Media observers said Tuesday they’re stunned the CBC hasn’t tried to provide any kind of news package from non-union staff or from all the incoming feeds that are available in any broadcast newsroom.
Patricia Bell, head of the school of journalism at the University of Regina, said the situation is even worse for radio, especially in places like Saskatchewan, where there are few alternatives to CBC Radio. She adds that managers have been shipped to Toronto to keep the central operation going.
“Who are they going to send (to cover news)?” Bell asks. “I just don’t think they planned.”

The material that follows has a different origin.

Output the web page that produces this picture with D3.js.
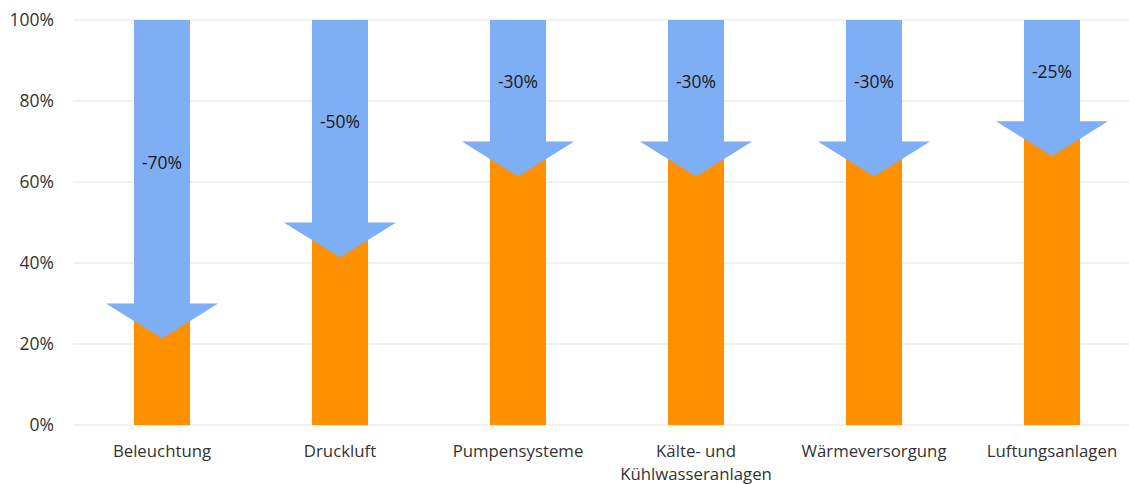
<!DOCTYPE html>
<html>
<head>
<meta charset="utf-8">
<script src="https://cdn.jsdelivr.net/npm/d3@7"></script>
<style>
  html, body { margin: 0; padding: 0; background: #fff; }
  svg { display: block; font-family: "Open Sans", "Noto Sans", sans-serif; }
</style>
</head>
<body>
<svg id="chart" width="1129" height="484"></svg>
<script>
// Savings potential per application area
const categories = ["Beleuchtung", "Druckluft", "Pumpensysteme", "Kälte- und\nKühlwasseranlagen", "Wärmeversorgung", "Luftungsanlagen"];
const remaining = [30, 50, 70, 70, 70, 75];      // share of consumption left (orange)
const reduction = [70, 50, 30, 30, 30, 25];      // savings (blue arrow)
const reductionLabels = ["-70%", "-50%", "-30%", "-30%", "-30%", "-25%"];
const yTicks = [0, 20, 40, 60, 80, 100];

const svg = d3.select("#chart");
const plotLeft = 73, plotRight = 1141, plotTop = 20, plotBottom = 425;

const x = d3.scaleBand().domain(categories).range([plotLeft, plotRight]).paddingInner(0.685).paddingOuter(0.3425);
const y = d3.scaleLinear().domain([0, 100]).range([plotBottom, plotTop]);

// gridlines
svg.append("g").selectAll("line").data(yTicks).join("line")
  .attr("x1", plotLeft).attr("x2", 1129)
  .attr("y1", d => y(d)).attr("y2", d => y(d))
  .attr("stroke", "#e4e4e4").attr("stroke-width", 1.2);

// y axis labels
const yAxis = d3.axisLeft(y).tickValues(yTicks).tickFormat(d => d + "%").tickSize(0).tickPadding(19);
const ya = svg.append("g").attr("transform", `translate(${plotLeft},0)`).call(yAxis);
ya.select(".domain").remove();
ya.selectAll("text").attr("font-size", 17.5).attr("fill", "#333").attr("font-family", "Open Sans, sans-serif");

const bw = x.bandwidth();
const headHalf = bw;          // arrow head spans twice the bar width
const headDepth = 35;         // px from head base to tip

// orange remaining bars
svg.append("g").selectAll("rect").data(categories).join("rect")
  .attr("x", d => x(d)).attr("width", bw)
  .attr("y", (d, i) => y(remaining[i]))
  .attr("height", (d, i) => y(0) - y(remaining[i]))
  .attr("fill", "#FF9000");

// blue reduction arrows: shaft from 100% down to the remaining level, head below it
svg.append("g").selectAll("path").data(categories).join("path")
  .attr("d", (d, i) => {
    const x0 = x(d), x1 = x(d) + bw, cx = x(d) + bw / 2;
    const yTop = y(remaining[i] + reduction[i]);
    const yBase = y(remaining[i]);
    return `M${x0},${yTop} L${x1},${yTop} L${x1},${yBase} L${cx + headHalf},${yBase} ` +
           `L${cx},${yBase + headDepth} L${cx - headHalf},${yBase} L${x0},${yBase} Z`;
  })
  .attr("fill", "#7EAEF3");

// reduction labels centred on the shaft
svg.append("g").selectAll("text").data(categories).join("text")
  .attr("x", d => x(d) + bw / 2)
  .attr("y", (d, i) => (y(100) + y(remaining[i])) / 2)
  .attr("text-anchor", "middle").attr("dominant-baseline", "central")
  .attr("font-size", 17.5).attr("fill", "#1a1a1a")
  .text((d, i) => reductionLabels[i]);

// category labels (multi-line labels split on "\n")
const cl = svg.append("g").selectAll("text").data(categories).join("text")
  .attr("x", d => x(d) + bw / 2)
  .attr("y", 450)
  .attr("text-anchor", "middle").attr("dominant-baseline", "central")
  .attr("font-size", 16.8).attr("fill", "#333");
cl.each(function(d) {
  const lines = d.split("\n");
  d3.select(this).selectAll("tspan").data(lines).join("tspan")
    .attr("x", x(d) + bw / 2)
    .attr("dy", (l, j) => j === 0 ? 0 : 23)
    .text(l => l);
});
</script>
</body>
</html>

Bell noted that David Kyle, one of her school’s graduates and a Regina-based CBC manager, was reading national radio news from Toronto on Monday night.
And because the current lockout, unlike labour disruptions in the past, involves one union that now comprises both journalists and technicians, Bell said the situation confirms who really brings programming to air.

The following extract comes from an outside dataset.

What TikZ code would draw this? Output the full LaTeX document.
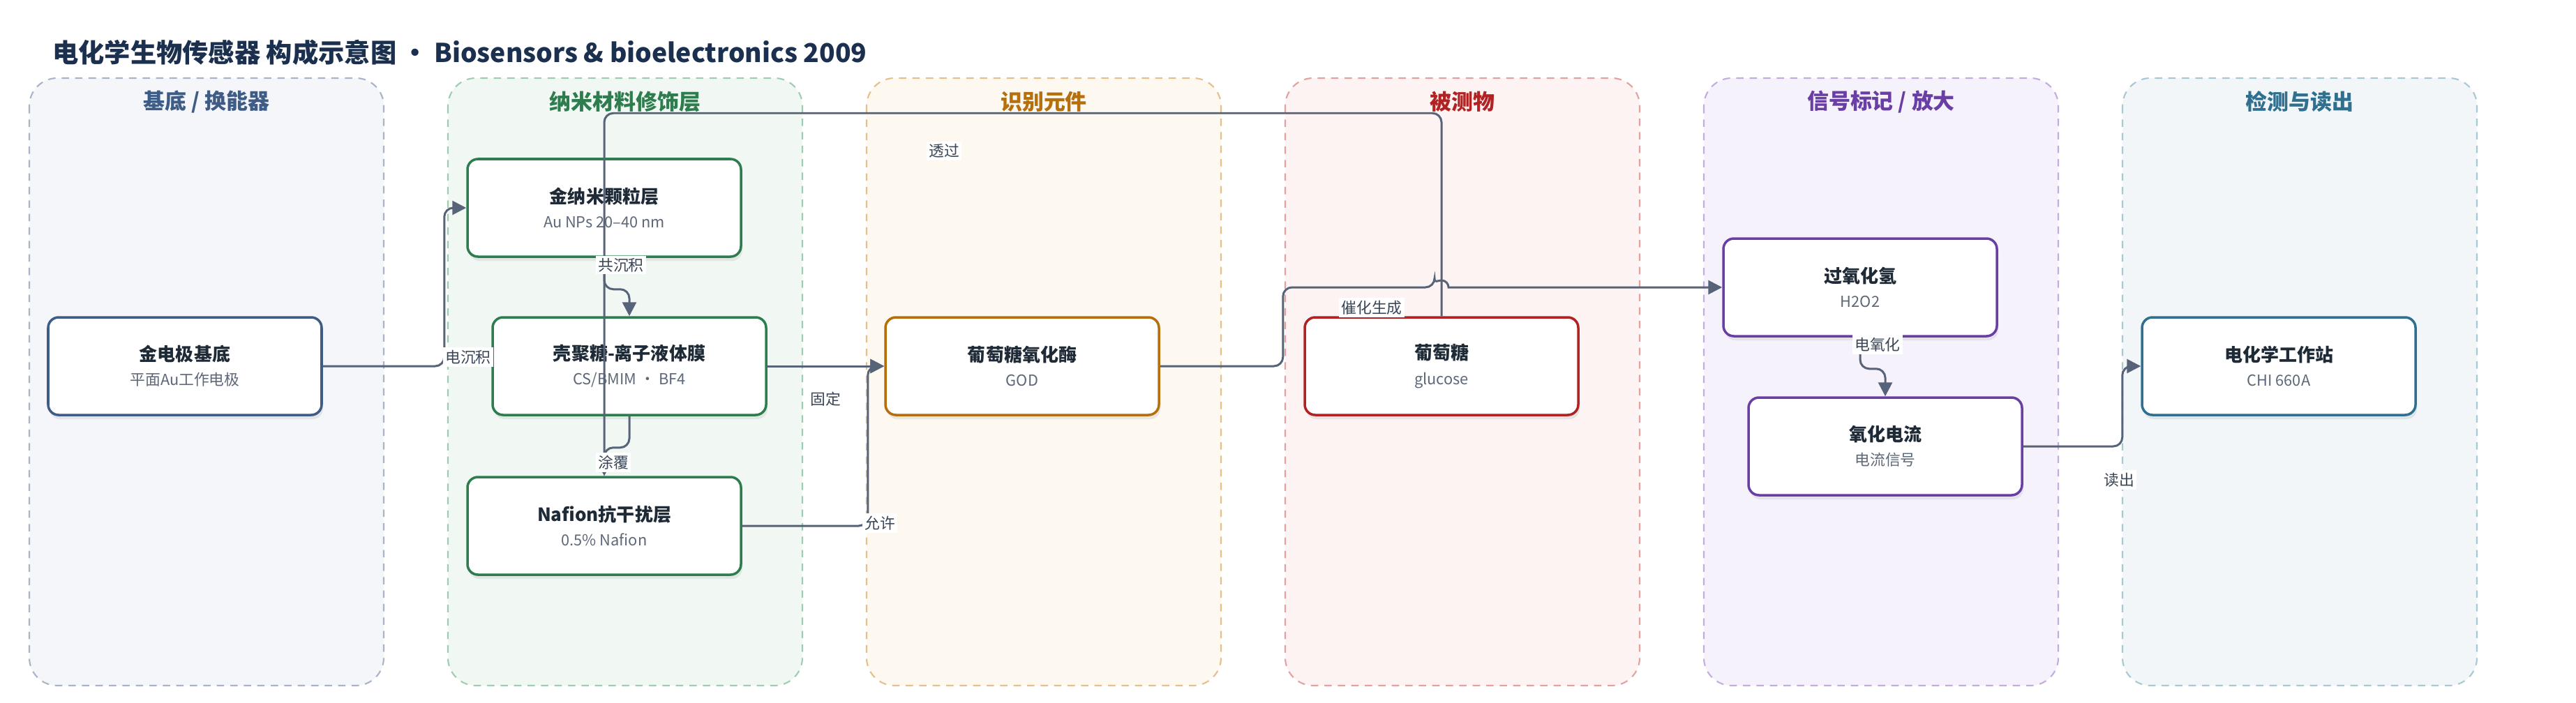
\documentclass[tikz,border=0pt]{standalone}
\usepackage{fontspec}
\setmainfont{Noto Sans CJK SC}
\usetikzlibrary{arrows.meta,shadows}

\definecolor{headc}{HTML}{1B2F4E}
\definecolor{edgec}{HTML}{566379}
\definecolor{lblc}{HTML}{3A4556}
\definecolor{boxtext}{HTML}{1F2A37}
\definecolor{subtext}{HTML}{5D6878}
\definecolor{fillA}{HTML}{F4F6FA}\definecolor{lineA}{HTML}{A8B5C8}\definecolor{mainA}{HTML}{3E5C85}
\definecolor{fillB}{HTML}{F1F8F3}\definecolor{lineB}{HTML}{9FCDB0}\definecolor{mainB}{HTML}{2E7D4E}
\definecolor{fillC}{HTML}{FDF8F0}\definecolor{lineC}{HTML}{E6C08A}\definecolor{mainC}{HTML}{B5700D}
\definecolor{fillD}{HTML}{FDF3F3}\definecolor{lineD}{HTML}{E5A0A0}\definecolor{mainD}{HTML}{B22222}
\definecolor{fillE}{HTML}{F6F2FB}\definecolor{lineE}{HTML}{C5ACDF}\definecolor{mainE}{HTML}{6A3FA5}
\definecolor{fillF}{HTML}{F2F6F8}\definecolor{lineF}{HTML}{A8C8D4}\definecolor{mainF}{HTML}{2F6F8F}

\newcommand{\boxhead}[1]{{\fontsize{7.4}{10}\selectfont\bfseries\color{boxtext}#1}}
\newcommand{\boxsub}[1]{{\fontsize{6.2}{10}\selectfont\color{subtext}#1}}

\begin{document}
\begin{tikzpicture}[>={Triangle[length=0.2cm,width=0.2cm]}]
\tikzstyle{lane}=[line width=0.6pt, dash pattern=on 3pt off 2.5pt, rounded corners=0.4cm]
\tikzstyle{box}=[draw, fill=white, line width=1pt, rounded corners=0.15cm, minimum width=3.92cm, minimum height=1.4cm, align=center, font=\fontsize{7.4}{10}\selectfont, drop shadow={opacity=0.15, shadow xshift=0.02cm, shadow yshift=-0.06cm}]
\tikzstyle{flow}=[->, draw=edgec, line width=0.85pt, rounded corners=0.13cm]
\tikzstyle{lbl}=[fill=white, text=lblc, inner sep=1pt, font=\fontsize{6.2}{7}\selectfont]

\fill[white] (0,0) rectangle (36.92,-10.07);
\useasboundingbox (0,0) rectangle (36.92,-10.07);

\node[anchor=west, text=headc, font=\fontsize{10.6}{12}\selectfont\bfseries] (title) at (0.63,-0.75)
  {电化学生物传感器 构成示意图 • Biosensors \& bioelectronics 2009};

\foreach \i/\c/\t in {0/A/{基底 / 换能器}, 1/B/{纳米材料修饰层}, 2/C/{识别元件}, 3/D/{被测物}, 4/E/{信号标记 / 放大}, 5/F/{检测与读出}}{
  \draw[lane, fill=fill\c, draw=line\c] (0.42+6*\i,-1.12) rectangle (5.50+6*\i,-9.83);
  \node[text=main\c, font=\fontsize{8.8}{10}\selectfont\bfseries] (lane\c) at (2.96+6*\i,-1.46) {\t};
}

\node[box, draw=mainA] (base) at (2.65,-5.25) {\boxhead{金电极基底}\\\boxsub{平面Au工作电极}};
\node[box, draw=mainB] (aunp) at (8.66,-2.98) {\boxhead{金纳米颗粒层}\\\boxsub{Au NPs 20–40 nm}};
\node[box, draw=mainB] (cs) at (9.02,-5.25) {\boxhead{壳聚糖-离子液体膜}\\\boxsub{CS/BMIM • BF4}};
\node[box, draw=mainB] (naf) at (8.66,-7.54) {\boxhead{Nafion抗干扰层}\\\boxsub{0.5\% Nafion}};
\node[box, draw=mainC] (god) at (14.65,-5.25) {\boxhead{葡萄糖氧化酶}\\\boxsub{GOD}};
\node[box, draw=mainD] (glu) at (20.66,-5.25) {\boxhead{葡萄糖}\\\boxsub{glucose}};
\node[box, draw=mainE] (hpo) at (26.66,-4.12) {\boxhead{过氧化氢}\\\boxsub{H2O2}};
\node[box, draw=mainE] (cur) at (27.02,-6.40) {\boxhead{氧化电流}\\\boxsub{电流信号}};
\node[box, draw=mainF] (ws) at (32.66,-5.25) {\boxhead{电化学工作站}\\\boxsub{CHI 660A}};

\draw[flow] (base.east) -- ++(1.74,0) |- (aunp.west);
\draw[flow] (aunp.south) -- ++(0,-0.45) -| (cs.north);
\draw[flow] (cs.south) -- ++(0,-0.45) -| (naf.north);
\draw[flow] (cs.east) -- (god.west);
\draw[flow] (naf.east) -- ++(1.80,0) |- (god.west);
\draw[flow] (glu.north) -- ++(0,2.91) -| (naf.north);
\draw[flow] (god.east) -- ++(1.76,0) |- (20.56,-4.12) [sharp corners] arc (180:0:0.1) -- (hpo.west);
\draw[flow] (hpo.south) -- ++(0,-0.45) -| (cur.north);
\draw[flow] (cur.east) -- ++(1.42,0) |- (ws.west);

\node[lbl] (l1) at (6.71,-5.12) {电沉积};
\node[lbl] (l2) at (8.90,-3.80) {共沉积};
\node[lbl] (l3) at (8.79,-6.63) {涂覆};
\node[lbl] (l4) at (11.83,-5.72) {固定};
\node[lbl] (l5) at (12.61,-7.50) {允许};
\node[lbl] (l6) at (13.53,-2.16) {透过};
\node[lbl] (l7) at (19.66,-4.41) {催化生成};
\node[lbl] (l8) at (26.91,-4.94) {电氧化};
\node[lbl] (l9) at (30.37,-6.88) {读出};
\end{tikzpicture}
\end{document}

“We have graduates from here who have been working, especially in radio, for four, five years, doing very solid work and they’re still not even on contract. They’re casual. And you don’t build a strong ongoing presence if you don’t nurture people and let them grow.”

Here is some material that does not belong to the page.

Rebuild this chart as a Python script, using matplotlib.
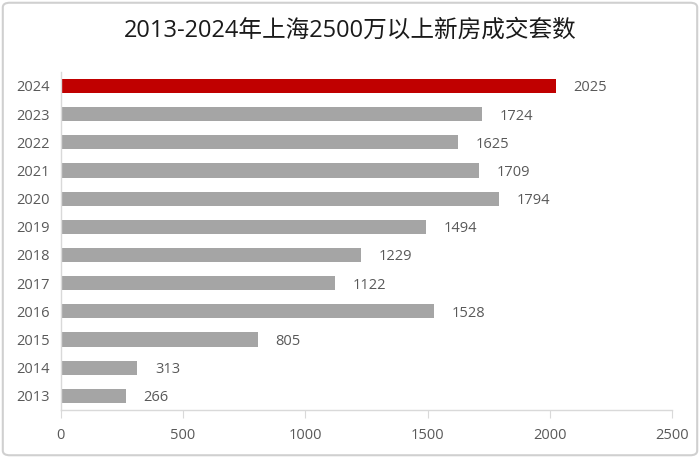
import matplotlib
matplotlib.use("Agg")
import matplotlib.pyplot as plt
from matplotlib.patches import FancyBboxPatch

plt.rcParams['font.family'] = ['Open Sans', 'Noto Sans CJK SC', 'DejaVu Sans']

years = ['2013', '2014', '2015', '2016', '2017', '2018', '2019', '2020', '2021', '2022', '2023', '2024']
values = [266, 313, 805, 1528, 1122, 1229, 1494, 1794, 1709, 1625, 1724, 2025]
title = '2013-2024年上海2500万以上新房成交套数'
xticks = [0, 500, 1000, 1500, 2000, 2500]

fig = plt.figure(figsize=(7, 4.58), dpi=100)
ax = fig.add_axes([0.087, 0.105, 0.873, 0.738])

colors = ['#A5A5A5'] * (len(years) - 1) + ['#C00000']
ypos = list(range(len(years)))
ax.barh(ypos, values, height=0.5, color=colors)
for y, v in zip(ypos, values):
    ax.text(v + 72, y, str(v), va='center_baseline', ha='left', fontsize=10.5, color='#595959')

ax.set_xlim(0, 2500)
ax.set_ylim(-0.5, len(years) - 0.5)
ax.set_yticks(ypos)
ax.set_yticklabels(years, fontsize=10.5, color='#595959', va='center_baseline')
ax.set_xticks(xticks)
ax.set_xticklabels([str(t) for t in xticks], fontsize=10.5, color='#595959')
ax.tick_params(axis='y', length=0, pad=8)
ax.tick_params(axis='x', length=6, color='#D9D9D9', direction='out', pad=7)
for s in ['top', 'right']:
    ax.spines[s].set_visible(False)
for s in ['left', 'bottom']:
    ax.spines[s].set_color('#D9D9D9')
    ax.spines[s].set_linewidth(1)

fig.text(0.5, 0.932, title, ha='center', va='center', fontsize=17, color='#1a1a1a')

border = FancyBboxPatch((0.004, 0.006), 0.992, 0.988, boxstyle='round,pad=0,rounding_size=0.01',
                        transform=fig.transFigure, fill=False, edgecolor='#D0D0D0', linewidth=1.5)
fig.patches.append(border)

fig.savefig('out.png', dpi=100)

Normally a strong booster of the CBC, Morrison said he finds fault with both sides. He said both union and management went to the industrial relations board a couple of years ago and supported amalgamation of the Communications, Energy and Paperworkers (technicians) and Canadian Media Guild (journalists) into a single bargaining unit, a move that has resulted in the significant impact the current lockout has generated.
After 15 months of negotiations, the CBC locked out the bulk of its unionized employees at 12:01 a.m. Monday. At issue is the broadcaster’s wish for more flexibility to hire contract and part-time employees, something the CMG says is a danger to job security for full-time staff.
In other lockout developments Tuesday:
-Security officials at the Ontario legislature have changed the locks on the doors of the CBC media offices there at the request of CBC management. Reporters have not been in their Queen’s Park offices all week anyway but are now officially locked out.
-NDP leader Jack Layton is urging Heritage Minister Liza Frulla to protect Canadian programming by ending years of neglect of the public broadcaster. The New Democrats say the current lockout is the direct result of a lack of commitment from the Liberal government to protect and promote public broadcasting.
-In an open letter to the CBC president, Ontario NDP Leader Howard Hampton expressed his disappointment with what he says was a short-sighted decision to go the lockout route. And he said that for the duration of the dispute, Ontario New Democrats would boycott all CBC requests for interviews or information.
-In the Far North, in Iqaluit, programming in Inuktitut went off the air, leaving listeners needing vital weather information in a vacuum. But a CBC spokesperson says as of Tuesday afternoon, an Inuktitut announcer was back on the air.
-CBC management paid for a second full-page newspaper ad outling their position. It again expresses regret that the lockout became a necessity to break the deadlock with the union. It says only five per cent of CBC employees are on contract, including some of its most respected on-air personalities, and that they are represented by the CMG and are well compensated.
-A prolonged dispute could be particularly damaging to CBC Radio. In recent years, the radio networks have enjoyed a new ratings high, according to recent results compiled by the Bureau of Broadcast Measurement. In the Toronto market, Metro Morning, for example, has sustained a two point jump in market share to 12.6 per cent with an audience increase of 22 per cent.